Friday, August 12, 2011

Recession Watch


John Hussman's composite recession predictor has been flashing red for about 10 days, and it's been very good. It did not falsely flag last summer's swoon as an oncoming recession, while it nailed the 2008 decline in Dec 2007.



This graph (h/t Zero Hedge) shows that the consumer's confidence is cratering rapidly, so the fabled "70% of the US economy is the consumer" meme implies a real implosion of final domestic demand.

Add to that the austerity in Europe which is reducing external export demand (based on the new export figures, Q2 GDP looks to be revised to under 1% -- far below "stall speed") and then also the credit crunch strengthening the dollar, and you have a recipe for a serious slowdown in US corporate overseas profits.

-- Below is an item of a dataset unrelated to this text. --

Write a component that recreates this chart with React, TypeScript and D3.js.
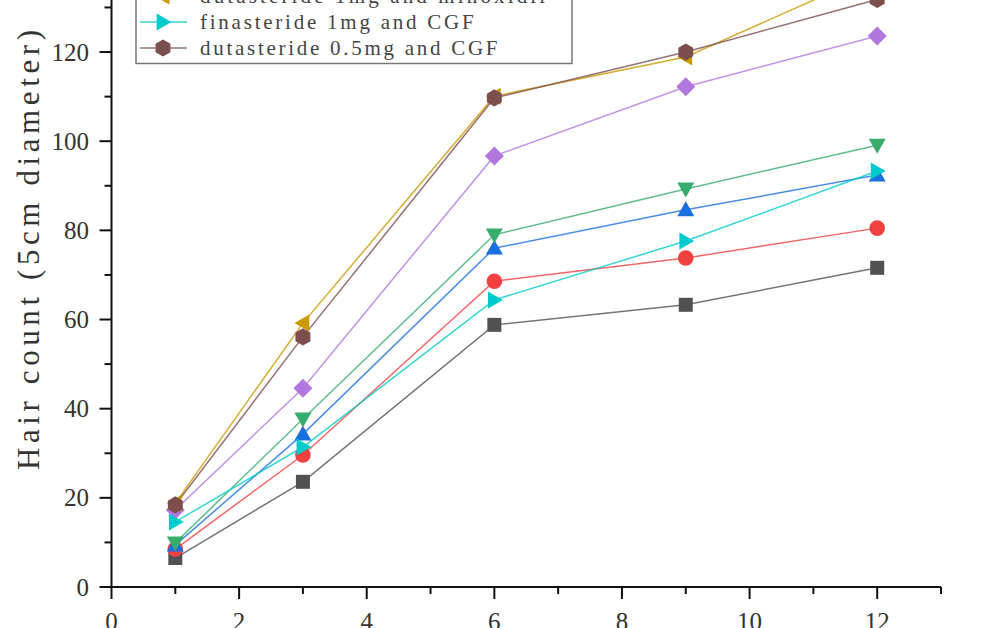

This chap at Stanford seems to agree.

So while I've been spectacularly wrong about the timing of these things and have lost money making one-way bets, I certainly wouldn't want to be invested in equities right now. Having cash on hand to buy later (average decline in the S&P in a recession is 40%) makes a lot of sense. The current rebound in the market might be an opportunity to lighten up portfolios. Even gold may go down quite a bit in that instance, though not for long.

Of course, once Benny and the Feds start serious QE3, which I now believe is inevitable, we will see a rerun of the asset inflation of the past 2 years, but whether enough and early enough to avert a serious further dive in stocks is uncertain.